**INSTRUCTION:** Return, unaltered, every line from the beginning of the material below up to and including the one with "rounded corners=30pt, minimum".

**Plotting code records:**
========================================

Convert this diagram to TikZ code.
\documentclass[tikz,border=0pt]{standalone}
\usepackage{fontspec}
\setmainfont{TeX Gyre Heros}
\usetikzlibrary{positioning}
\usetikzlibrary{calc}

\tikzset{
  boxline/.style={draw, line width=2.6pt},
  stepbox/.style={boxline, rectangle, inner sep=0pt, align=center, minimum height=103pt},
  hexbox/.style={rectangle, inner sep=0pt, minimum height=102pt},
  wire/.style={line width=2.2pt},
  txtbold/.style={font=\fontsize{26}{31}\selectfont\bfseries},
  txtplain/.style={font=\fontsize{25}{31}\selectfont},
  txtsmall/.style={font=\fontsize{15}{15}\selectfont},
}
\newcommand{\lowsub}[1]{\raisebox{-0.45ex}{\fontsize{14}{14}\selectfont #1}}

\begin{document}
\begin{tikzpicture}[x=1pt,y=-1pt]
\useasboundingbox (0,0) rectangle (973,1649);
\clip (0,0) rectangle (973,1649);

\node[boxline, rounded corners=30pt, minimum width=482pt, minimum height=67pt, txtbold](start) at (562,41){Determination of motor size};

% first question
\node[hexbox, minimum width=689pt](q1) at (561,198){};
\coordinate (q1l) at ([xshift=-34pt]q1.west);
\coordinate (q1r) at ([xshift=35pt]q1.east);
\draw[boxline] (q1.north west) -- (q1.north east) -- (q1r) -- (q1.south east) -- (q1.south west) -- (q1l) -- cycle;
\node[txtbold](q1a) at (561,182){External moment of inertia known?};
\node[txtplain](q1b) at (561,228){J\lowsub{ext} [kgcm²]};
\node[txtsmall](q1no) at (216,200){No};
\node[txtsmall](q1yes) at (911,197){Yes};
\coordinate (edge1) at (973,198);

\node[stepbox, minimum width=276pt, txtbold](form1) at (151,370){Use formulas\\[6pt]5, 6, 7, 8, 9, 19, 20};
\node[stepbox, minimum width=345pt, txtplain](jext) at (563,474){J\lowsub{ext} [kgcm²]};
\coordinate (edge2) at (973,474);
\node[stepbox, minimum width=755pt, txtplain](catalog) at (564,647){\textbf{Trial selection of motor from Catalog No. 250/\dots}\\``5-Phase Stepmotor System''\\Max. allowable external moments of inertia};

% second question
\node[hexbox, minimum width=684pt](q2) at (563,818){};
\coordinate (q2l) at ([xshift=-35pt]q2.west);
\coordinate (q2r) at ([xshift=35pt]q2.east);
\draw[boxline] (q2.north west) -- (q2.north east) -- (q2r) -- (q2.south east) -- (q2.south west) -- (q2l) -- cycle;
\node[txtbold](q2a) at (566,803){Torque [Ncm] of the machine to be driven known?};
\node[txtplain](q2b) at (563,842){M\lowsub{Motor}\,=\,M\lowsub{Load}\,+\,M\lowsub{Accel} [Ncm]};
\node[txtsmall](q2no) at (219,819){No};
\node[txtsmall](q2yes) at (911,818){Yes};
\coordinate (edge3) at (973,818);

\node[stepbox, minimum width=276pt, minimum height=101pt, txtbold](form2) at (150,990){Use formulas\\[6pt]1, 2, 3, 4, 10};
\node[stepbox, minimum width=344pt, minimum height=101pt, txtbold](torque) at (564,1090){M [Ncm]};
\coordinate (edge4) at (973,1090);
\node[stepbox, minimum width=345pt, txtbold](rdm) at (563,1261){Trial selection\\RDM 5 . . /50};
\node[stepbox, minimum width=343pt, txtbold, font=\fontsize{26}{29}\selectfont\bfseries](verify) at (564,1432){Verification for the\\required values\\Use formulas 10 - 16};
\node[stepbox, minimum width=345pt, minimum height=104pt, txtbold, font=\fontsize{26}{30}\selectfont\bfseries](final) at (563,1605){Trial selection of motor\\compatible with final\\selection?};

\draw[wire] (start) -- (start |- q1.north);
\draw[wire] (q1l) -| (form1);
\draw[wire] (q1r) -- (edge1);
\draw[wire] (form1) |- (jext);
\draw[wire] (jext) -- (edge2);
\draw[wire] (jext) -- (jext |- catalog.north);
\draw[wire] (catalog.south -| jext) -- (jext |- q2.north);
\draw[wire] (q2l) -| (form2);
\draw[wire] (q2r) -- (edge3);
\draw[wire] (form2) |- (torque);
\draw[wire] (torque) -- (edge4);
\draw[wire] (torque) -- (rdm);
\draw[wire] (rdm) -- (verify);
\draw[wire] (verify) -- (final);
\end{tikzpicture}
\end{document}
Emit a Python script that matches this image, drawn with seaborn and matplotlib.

========================================

**REPLY:**
Convert this diagram to TikZ code.
\documentclass[tikz,border=0pt]{standalone}
\usepackage{fontspec}
\setmainfont{TeX Gyre Heros}
\usetikzlibrary{positioning}
\usetikzlibrary{calc}

\tikzset{
  boxline/.style={draw, line width=2.6pt},
  stepbox/.style={boxline, rectangle, inner sep=0pt, align=center, minimum height=103pt},
  hexbox/.style={rectangle, inner sep=0pt, minimum height=102pt},
  wire/.style={line width=2.2pt},
  txtbold/.style={font=\fontsize{26}{31}\selectfont\bfseries},
  txtplain/.style={font=\fontsize{25}{31}\selectfont},
  txtsmall/.style={font=\fontsize{15}{15}\selectfont},
}
\newcommand{\lowsub}[1]{\raisebox{-0.45ex}{\fontsize{14}{14}\selectfont #1}}

\begin{document}
\begin{tikzpicture}[x=1pt,y=-1pt]
\useasboundingbox (0,0) rectangle (973,1649);
\clip (0,0) rectangle (973,1649);

\node[boxline, rounded corners=30pt, minimum width=482pt, minimum height=67pt, txtbold](start) at (562,41){Determination of motor size};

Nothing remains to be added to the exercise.